What makes these crimes ‘organised’ is that they typically involve coordinated groups of people playing different roles, from poachers and loggers on the ground to smugglers moving contraband across borders and money launderers concealing the profits at the top. The same networks involved in environmental crime are frequently linked to other serious crimes such as drug trafficking, fraud and corruption.

Organised environmental crime drives species extinction, destroys forests, pollutes communities, destabilises ecosystems and strips natural resources from the countries and people who depend on them, while the profits flow to criminal enterprises rather than local economies.

UNTOC is the primary international legal instrument designed to combat organised crime across borders. It entered into force in September 2003 and has since been ratified by over 190 countries, making it one of the most widely adopted international treaties.

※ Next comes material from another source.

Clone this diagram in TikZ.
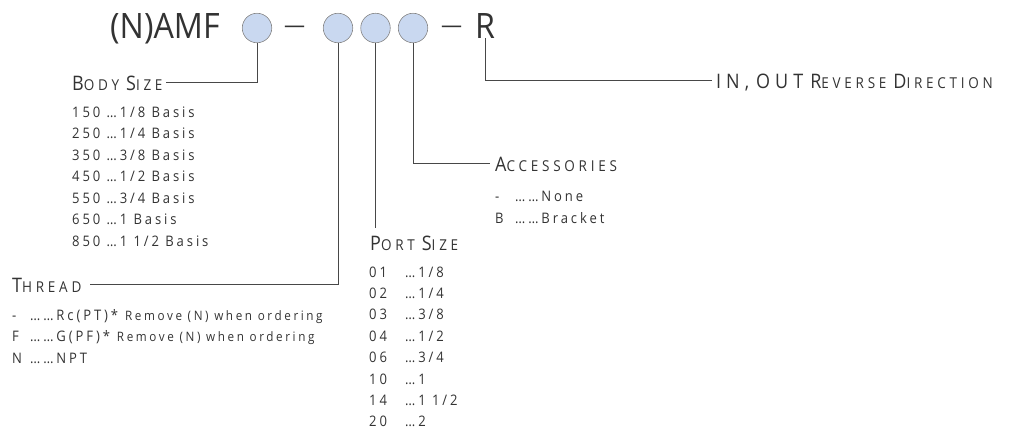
\documentclass[tikz,border=0pt]{standalone}
\usepackage{fontspec}
\setmainfont{Open Sans}
\newfontfamily\ttlfont[FakeStretch=0.92]{Open Sans}
\newfontfamily\dashfont{Open Sans}
\newfontfamily\lstfont[LetterSpace=20,FakeStretch=0.9]{Open Sans}
\newfontfamily\notefont[LetterSpace=20,FakeStretch=0.9]{Open Sans}
\newfontfamily\hdgfont[LetterSpace=25,FakeStretch=0.9]{Open Sans}
\definecolor{ink}{HTML}{333333}
\definecolor{bub}{HTML}{C9D8F0}
\definecolor{bubline}{HTML}{858585}
\newcommand\hBig[1]{{\fontsize{20}{20}\selectfont #1}}
\newcommand\hSml[1]{{\fontsize{15}{15}\selectfont #1}}
\newcommand\hGap{\hspace{7pt}}
\newcommand\smallnote[1]{{\notefont\fontsize{13}{13}\selectfont #1}}
\begin{document}
\begin{tikzpicture}[x=1pt,y=-1pt,
  bubble/.style={circle, draw=bubline, fill=bub, minimum size=29.5pt, inner sep=0pt, line width=0.6pt},
  titletext/.style={anchor=base west, inner sep=0pt, text=ink, font=\ttlfont\fontsize{35}{35}\selectfont},
  dashtext/.style={anchor=base west, inner sep=0pt, text=ink, font=\dashfont\fontsize{21}{21}\selectfont},
  head/.style={anchor=base west, inner sep=0pt, text depth=0pt, text=ink, font=\hdgfont},
  item/.style={anchor=base west, inner sep=0pt, text=ink, font=\lstfont\fontsize{14.5}{14.5}\selectfont},
  lead/.style={draw=ink!90, line width=0.9pt},
]
\useasboundingbox (0,0) rectangle (1015,429);

% code line
\node[titletext] (title) at (110,38) {(N)AMF};
\node[bubble] (c1) at (257,28) {};
\node[dashtext] (d1) at (284,32) {—};
\node[bubble] (c2) at (338,28) {};
\node[bubble] (c3) at (375.5,28) {};
\node[bubble] (c4) at (413,28) {};
\node[dashtext] (d2) at (441,32) {—};
\node[titletext] (R) at (475,38) {R};

% headings
\node[head] (body) at (72,90) {\hBig{B}\hSml{ODY}\hGap\hBig{S}\hSml{IZE}};
\node[head] (thread) at (12,292) {\hBig{T}\hSml{HREAD}};
\node[head] (port) at (370,250) {\hBig{P}\hSml{ORT}\hGap\hBig{S}\hSml{IZE}};
\node[head] (acc) at (495,171) {\hBig{A}\hSml{CCESSORIES}};
\node[head] (inout) at (716,88) {\hBig{IN,\hGap OUT\hGap R}\hSml{EVERSE}\hGap\hBig{D}\hSml{IRECTION}};

% leaders
\draw[lead] (c1.south) |- ([xshift=3pt]body.east);
\draw[lead] (c2.south) |- ([xshift=8pt]thread.east);
\draw[lead] (c3.south) -- ([yshift=7pt]c3.south |- port.north);
\draw[lead] (c4.south) |- ([xshift=-5pt]acc.west);
\draw[lead] (R.south) |- ([xshift=-4pt]inout.west);

% body size list
\node[item] (b1) at (72,117) {150 …1/8 Basis};
\node[item] (b2) at (72,138.5) {250 …1/4 Basis};
\node[item] (b3) at (72,160) {350 …3/8 Basis};
\node[item] (b4) at (72,181.5) {450 …1/2 Basis};
\node[item] (b5) at (72,203) {550 …3/4 Basis};
\node[item] (b6) at (72,224.5) {650 …1 Basis};
\node[item] (b7) at (72,246) {850 …1 1/2 Basis};

% thread list
\node[item] (t1) at (12,320) {\makebox[18pt][l]{-}……Rc(PT)*\hspace{7pt}\smallnote{Remove (N) when ordering}};
\node[item] (t2) at (12,341.5) {\makebox[18pt][l]{F}……G(PF)*\hspace{7pt}\smallnote{Remove (N) when ordering}};
\node[item] (t3) at (12,363) {\makebox[18pt][l]{N}……NPT};

% port size list
\node[item] (p1) at (369,277) {\makebox[36pt][l]{01}…1/8};
\node[item] (p2) at (369,298.4) {\makebox[36pt][l]{02}…1/4};
\node[item] (p3) at (369,319.8) {\makebox[36pt][l]{03}…3/8};
\node[item] (p4) at (369,341.2) {\makebox[36pt][l]{04}…1/2};
\node[item] (p5) at (369,362.6) {\makebox[36pt][l]{06}…3/4};
\node[item] (p6) at (369,384) {\makebox[36pt][l]{10}…1};
\node[item] (p7) at (369,405.4) {\makebox[36pt][l]{14}…1 1/2};
\node[item] (p8) at (369,426) {\makebox[36pt][l]{20}…2};

% accessories list
\node[item] (a1) at (495,201) {\makebox[20pt][l]{-}……None};
\node[item] (a2) at (495,223) {\makebox[20pt][l]{B}……Bracket};
\end{tikzpicture}
\end{document}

The Convention establishes a framework for international cooperation in preventing and combating transnational organised crime. It requires states to criminalise participation in organised criminal groups, money laundering, corruption and obstruction of justice. By harmonising national laws, UNTOC enables countries to work together more effectively through extradition, mutual legal assistance and joint investigations.

UNTOC is supplemented by three Protocols that address specific manifestations of organised crime. The Protocol to Prevent, Suppress and Punish Trafficking in Persons, Especially Women and Children — known as the Palermo Protocol — is widely regarded as the foundational international framework on human trafficking. The Protocol against the Smuggling of Migrants by Land, Sea and Air addresses the criminal networks profiting from irregular migration. The third Protocol targets the illicit manufacturing and trafficking of firearms.

The Convention is overseen by the Conference of the Parties (CoP), which meets regularly to review implementation and promote cooperation among member states. Despite its broad ratification, challenges remain in consistent implementation, particularly in states with weaker institutions. Nevertheless, UNTOC remains the cornerstone of the global legal architecture for fighting organised crime.